A strong geomagnetic storm a few days ago (05 Nov 2023) triggered brilliant auroras over high and middle latitudes. At lower latitudes a different phenomena was observed. This was a Stable Auroral Red (SAR) Arc. But this feature is neither stable nor an aurora.

A mix of green airglow and Stable Auroral Red (SAR) arc is joined by a Taurid meteor over Wupatki National Monument in northern Arizona.
A mix of green airglow and Stable Auroral Red (SAR) arc is joined by a Taurid meteor over Wupatki National Monument in northern Arizona.
A mix of green airglow and Stable Auroral Red (SAR) arc over Wupatki National Monument in northern Arizona.
A mix of green airglow and Stable Auroral Red (SAR) arc over Wupatki National Monument in northern Arizona.
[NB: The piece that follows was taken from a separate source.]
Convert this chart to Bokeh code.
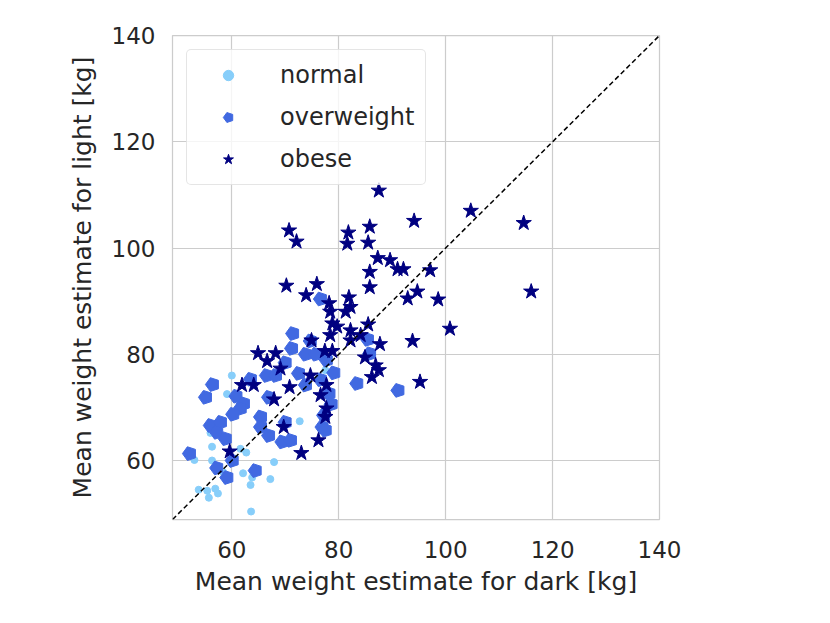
from bokeh.plotting import figure
from bokeh.models import Range1d, FixedTicker, Legend, LegendItem, Slope
from bokeh.embed import file_html
from bokeh.resources import INLINE

# ---- data ----
normal_x = [60.0, 59.1, 56.0, 56.3, 53.0, 56.3, 61.6, 62.7, 62.1, 63.8, 63.5, 67.2,
            67.9, 53.8, 55.4, 56.9, 57.4, 55.7, 63.6, 58.4, 65.2, 72.7, 77.5]
normal_y = [76.0, 72.5, 65.2, 62.6, 60.1, 60.0, 62.2, 61.5, 57.6, 56.8, 55.4, 56.5,
            59.7, 54.5, 54.3, 54.7, 53.8, 53.0, 50.4, 57.8, 66.0, 67.4, 77.0]

over_x = [56.4, 55.1, 63.5, 60.8, 62.2, 61.6, 60.2, 66.9, 65.4, 56.0, 57.9, 57.2,
          58.8, 65.4, 66.9, 52.1, 60.1, 57.2, 59.1, 64.4, 66.5, 68.2,
          76.6, 71.4, 74.7, 71.2, 73.8, 75.7, 77.7, 70.0, 79.1, 72.5, 76.6, 73.8,
          78.2, 78.6, 83.4, 77.2, 70.0, 76.9, 77.5, 69.4, 71.0,
          85.4, 85.8, 91.1]
over_y = [74.3, 71.9, 75.3, 72.1, 70.7, 69.8, 68.7, 71.9, 68.2, 66.6, 67.2, 65.3,
          64.1, 66.3, 64.7, 61.3, 60.0, 58.6, 56.8, 58.1, 76.0, 76.0,
          90.4, 83.9, 82.5, 81.1, 80.0, 80.0, 78.9, 78.4, 76.5, 76.4, 75.2, 74.2,
          72.6, 70.6, 74.5, 68.5, 67.2, 66.3, 65.7, 63.5, 63.8,
          82.8, 80.1, 73.2]

obese_x = [61.9, 64.1, 66.6, 59.6, 67.9,
           70.2, 75.9, 73.9, 81.9, 78.2, 82.2, 81.3, 78.4, 78.8, 79.7, 82.2, 78.4,
           82.2, 74.9, 64.9, 68.2, 69.1, 77.4, 78.8, 74.7, 70.8, 77.7, 76.6, 77.7,
           77.5, 69.7, 76.2, 73.0, 84.1,
           87.5, 94.1, 70.7, 72.1, 81.8, 85.8, 81.6, 85.5, 87.3, 89.6, 91.0, 92.1,
           85.8, 85.8, 92.9, 94.7,
           104.7, 114.6, 97.1, 98.6, 116.0, 100.8, 85.5, 87.7, 93.8, 84.9, 86.9,
           87.5, 86.2, 95.2]
obese_y = [74.2, 74.2, 78.7, 61.7, 71.5,
           92.9, 93.2, 91.1, 90.7, 89.6, 88.9, 88.0, 88.0, 85.8, 85.2, 84.5, 83.6,
           82.6, 82.6, 80.2, 80.2, 77.3, 80.6, 80.6, 76.0, 73.8, 74.2, 72.3, 69.8,
           68.2, 66.3, 63.8, 61.4, 83.6,
           110.8, 105.1, 103.3, 101.2, 102.9, 104.0, 100.8, 101.0, 98.1, 97.7, 96.0, 96.0,
           95.5, 92.6, 90.5, 91.8,
           107.0, 104.7, 95.8, 90.3, 91.8, 84.8, 85.6, 81.9, 82.5, 79.4, 77.9,
           77.0, 75.7, 74.8]

series_labels = ["normal", "overweight", "obese"]
axis_ticks = [60, 80, 100, 120, 140]
axis_lo, axis_hi = 48.9, 140.0

FONT = "DejaVu Sans"
TXT = "#262626"
GRID = "#cccccc"

p = figure(width=814, height=607, output_backend="svg", toolbar_location=None,
           x_range=Range1d(axis_lo, axis_hi), y_range=Range1d(axis_lo, axis_hi),
           min_border_left=172, min_border_right=155, min_border_top=35,
           min_border_bottom=88)
p.background_fill_color = "white"
p.border_fill_color = "white"
p.outline_line_color = GRID
p.outline_line_width = 1.25

for ax in (p.xaxis[0], p.yaxis[0]):
    ax.ticker = FixedTicker(ticks=axis_ticks)
    ax.axis_line_color = None
    ax.major_tick_line_color = None
    ax.minor_tick_line_color = None
    ax.major_tick_out = 0
    ax.major_tick_in = 0
    ax.major_label_text_font = FONT
    ax.major_label_text_font_size = "23px"
    ax.major_label_text_color = TXT
    ax.axis_label_text_font = FONT
    ax.axis_label_text_font_size = "25px"
    ax.axis_label_text_font_style = "normal"
    ax.axis_label_text_color = TXT

p.xaxis.axis_label = "Mean weight estimate for dark [kg]"
p.yaxis.axis_label = "Mean weight estimate for light [kg]"
p.xaxis.major_label_standoff = 21
p.xaxis.axis_label_standoff = 6
p.yaxis.major_label_standoff = 17
p.yaxis.axis_label_standoff = 12

p.xgrid.ticker = FixedTicker(ticks=axis_ticks)
p.ygrid.ticker = FixedTicker(ticks=axis_ticks)
p.grid.grid_line_color = GRID
p.grid.grid_line_width = 1.2

r_norm = p.scatter(normal_x, normal_y, marker="circle", size=7,
                   fill_color="#87CEFA", line_color="#87CEFA")
if hasattr(p, "ngon"):
    r_over = p.ngon(x=over_x, y=over_y, radius=7.2, radius_units="screen", n=5,
                    angle=1.5707963, fill_color="#4169E1", line_color="#4169E1")
else:
    r_over = p.scatter(over_x, over_y, marker="hex", size=14,
                       fill_color="#4169E1", line_color="#4169E1")
r_obese = p.scatter(obese_x, obese_y, marker="star", size=16,
                    fill_color="#000080", line_color="#000080")

p.add_layout(Slope(gradient=1, y_intercept=0, line_color="black",
                   line_dash="5 3", line_width=1.5))

legend = Legend(items=[LegendItem(label=series_labels[0], renderers=[r_norm]),
                       LegendItem(label=series_labels[1], renderers=[r_over]),
                       LegendItem(label=series_labels[2], renderers=[r_obese])],
                location="top_left", margin=14, padding=11, spacing=14,
                glyph_width=60, glyph_height=26, label_height=28,
                label_standoff=22, label_text_font=FONT,
                label_text_font_size="24px", label_text_color=TXT,
                border_line_color=GRID, border_line_width=1.2,
                background_fill_color="white", background_fill_alpha=0.8)
if "border_radius" in Legend.properties():
    legend.border_radius = 5
p.add_layout(legend, "center")

open("out.html", "w").write(file_html(p, INLINE))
From the SpaceWeather.com web site:

During this past weekend’s strong G3-class geomagnetic storm, low-latitude auroras spread as far south as Texas and Arizona. Upon further review, most of those lights were not auroras at all…

SAR arcs were discovered in 1956 at the beginning of the Space Age. Researchers didn’t know what they were and unwittingly gave them a misleading name: “Stable Auroral Red arcs” or SAR arcs. In fact, SAR arcs are neither stable nor auroras.

Auroras appear when charged particles rain down from space, hitting the atmosphere and causing it to glow. SAR arcs form differently. They are a sign of heat energy leaking into the upper atmosphere from Earth’s ring current system–a donut-shaped circuit carrying millions of amps around our planet.

Okay, so it was not an aurora. But it was still pretty amazing to witness and photograph. I even managed to capture a meteor that was part of the Taurid shower moving across the SAR.

But wait, there’s more. There was green airglow in the same part of the sky as the SAR.

Time-lapse of SAR arc and green airglow over northern Arizona (1908–2217 MST 05 November 2023.)

Summary: SAR arc, Taurid meteor,green airglow…and some coyotes.